_PROBLEM DESCRIPTION_: Return the material word for word. Do not include pictures.

_SUPPLIED DATA_:

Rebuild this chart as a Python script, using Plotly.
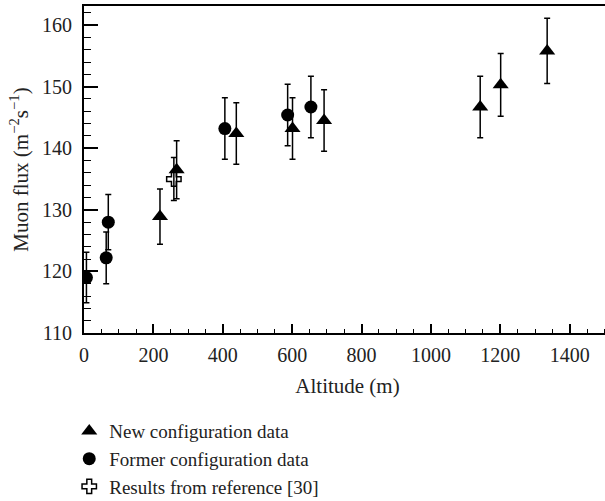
import plotly.graph_objects as go

# altitude (m), muon flux (m^-2 s^-1), error
new_alt = [219, 267, 439, 601, 692, 1142, 1201, 1335]
new_flux = [128.9, 136.5, 142.4, 143.2, 144.5, 146.7, 150.3, 155.8]
new_err = [4.5, 4.7, 5.0, 5.0, 5.0, 5.0, 5.1, 5.3]

old_alt = [7, 64, 70, 406, 587, 654]
old_flux = [119.0, 122.2, 128.0, 143.2, 145.4, 146.7]
old_err = [4.1, 4.2, 4.5, 5.0, 5.0, 5.0]

ref_alt = [259]
ref_flux = [135.0]
ref_err = [3.5]

fnt = "Liberation Serif"

def errs(e):
    return dict(type="data", array=e, visible=True, color="black",
                thickness=1.5, width=3)

fig = go.Figure()
fig.add_trace(go.Scatter(x=new_alt, y=new_flux, error_y=errs(new_err),
                         mode="markers", name="New configuration data",
                         marker=dict(symbol="triangle-up", size=14, color="black")))
fig.add_trace(go.Scatter(x=old_alt, y=old_flux, error_y=errs(old_err),
                         mode="markers", name="Former configuration data",
                         marker=dict(symbol="circle", size=13, color="black")))
fig.add_trace(go.Scatter(x=ref_alt, y=ref_flux, error_y=errs(ref_err),
                         mode="markers", name="Results from reference [30]",
                         marker=dict(symbol="cross-open", size=12, color="black",
                                     line=dict(width=1.5, color="black"))))

# the frame is cut on the right in the original, so the figure is a bit
# wider than the window and the overflow is hidden
fig.update_layout(
    width=611, height=501,
    margin=dict(l=84, r=0, t=6, b=168, autoexpand=False),
    plot_bgcolor="white", paper_bgcolor="white",
    font=dict(family=fnt, size=20, color="#222"),
    showlegend=True,
    legend=dict(x=-0.028, y=-0.242, xanchor="left", yanchor="top",
                font=dict(size=19), bgcolor="rgba(0,0,0,0)",
                tracegroupgap=0),
    xaxis=dict(range=[0, 1519], tickvals=list(range(0, 1401, 200)),
               showline=True, linewidth=2, linecolor="black", mirror=True,
               ticks="inside", ticklen=9, tickwidth=1.5, tickcolor="black",
               minor=dict(dtick=50, ticks="inside", ticklen=4, tickwidth=1.2,
                          tickcolor="black"),
               showgrid=False, zeroline=False, ticklabelstandoff=3,
               automargin=False,
               title=dict(text="Altitude (m)", font=dict(size=21), standoff=13)),
    yaxis=dict(range=[110, 163.1], tickvals=list(range(110, 161, 10)),
               showline=True, linewidth=2, linecolor="black", mirror=False,
               ticks="inside", ticklen=14, tickwidth=1.5, tickcolor="black",
               minor=dict(dtick=2, ticks="inside", ticklen=7, tickwidth=1.2,
                          tickcolor="black"),
               showgrid=False, zeroline=False, ticklabelstandoff=6,
               automargin=False,
               title=dict(text="Muon flux (m<sup>−2</sup>s<sup>−1</sup>)",
                          font=dict(size=21), standoff=8)),
)

# page has a default 8px body margin, drop it so the figure sits at 0,0
fig.write_html("out.html", config={"displayModeBar": False},
               post_script="document.body.style.margin='0';document.body.style.overflow='hidden';")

_EXERCISE SOLUTION_:
Rebuild this chart as a Python script, using Plotly.
import plotly.graph_objects as go

# altitude (m), muon flux (m^-2 s^-1), error
new_alt = [219, 267, 439, 601, 692, 1142, 1201, 1335]
new_flux = [128.9, 136.5, 142.4, 143.2, 144.5, 146.7, 150.3, 155.8]
new_err = [4.5, 4.7, 5.0, 5.0, 5.0, 5.0, 5.1, 5.3]

old_alt = [7, 64, 70, 406, 587, 654]
old_flux = [119.0, 122.2, 128.0, 143.2, 145.4, 146.7]
old_err = [4.1, 4.2, 4.5, 5.0, 5.0, 5.0]

ref_alt = [259]
ref_flux = [135.0]
ref_err = [3.5]

fnt = "Liberation Serif"

def errs(e):
    return dict(type="data", array=e, visible=True, color="black",
                thickness=1.5, width=3)

fig = go.Figure()
fig.add_trace(go.Scatter(x=new_alt, y=new_flux, error_y=errs(new_err),
                         mode="markers", name="New configuration data",
                         marker=dict(symbol="triangle-up", size=14, color="black")))
fig.add_trace(go.Scatter(x=old_alt, y=old_flux, error_y=errs(old_err),
                         mode="markers", name="Former configuration data",
                         marker=dict(symbol="circle", size=13, color="black")))
fig.add_trace(go.Scatter(x=ref_alt, y=ref_flux, error_y=errs(ref_err),
                         mode="markers", name="Results from reference [30]",
                         marker=dict(symbol="cross-open", size=12, color="black",
                                     line=dict(width=1.5, color="black"))))

# the frame is cut on the right in the original, so the figure is a bit
# wider than the window and the overflow is hidden
fig.update_layout(
    width=611, height=501,
    margin=dict(l=84, r=0, t=6, b=168, autoexpand=False),
    plot_bgcolor="white", paper_bgcolor="white",
    font=dict(family=fnt, size=20, color="#222"),
    showlegend=True,
    legend=dict(x=-0.028, y=-0.242, xanchor="left", yanchor="top",
                font=dict(size=19), bgcolor="rgba(0,0,0,0)",
                tracegroupgap=0),
    xaxis=dict(range=[0, 1519], tickvals=list(range(0, 1401, 200)),
               showline=True, linewidth=2, linecolor="black", mirror=True,
               ticks="inside", ticklen=9, tickwidth=1.5, tickcolor="black",
               minor=dict(dtick=50, ticks="inside", ticklen=4, tickwidth=1.2,
                          tickcolor="black"),
               showgrid=False, zeroline=False, ticklabelstandoff=3,
               automargin=False,
               title=dict(text="Altitude (m)", font=dict(size=21), standoff=13)),
    yaxis=dict(range=[110, 163.1], tickvals=list(range(110, 161, 10)),
               showline=True, linewidth=2, linecolor="black", mirror=False,
               ticks="inside", ticklen=14, tickwidth=1.5, tickcolor="black",
               minor=dict(dtick=2, ticks="inside", ticklen=7, tickwidth=1.2,
                          tickcolor="black"),
               showgrid=False, zeroline=False, ticklabelstandoff=6,
               automargin=False,
               title=dict(text="Muon flux (m<sup>−2</sup>s<sup>−1</sup>)",
                          font=dict(size=21), standoff=8)),
)

# page has a default 8px body margin, drop it so the figure sits at 0,0
fig.write_html("out.html", config={"displayModeBar": False},
               post_script="document.body.style.margin='0';document.body.style.overflow='hidden';")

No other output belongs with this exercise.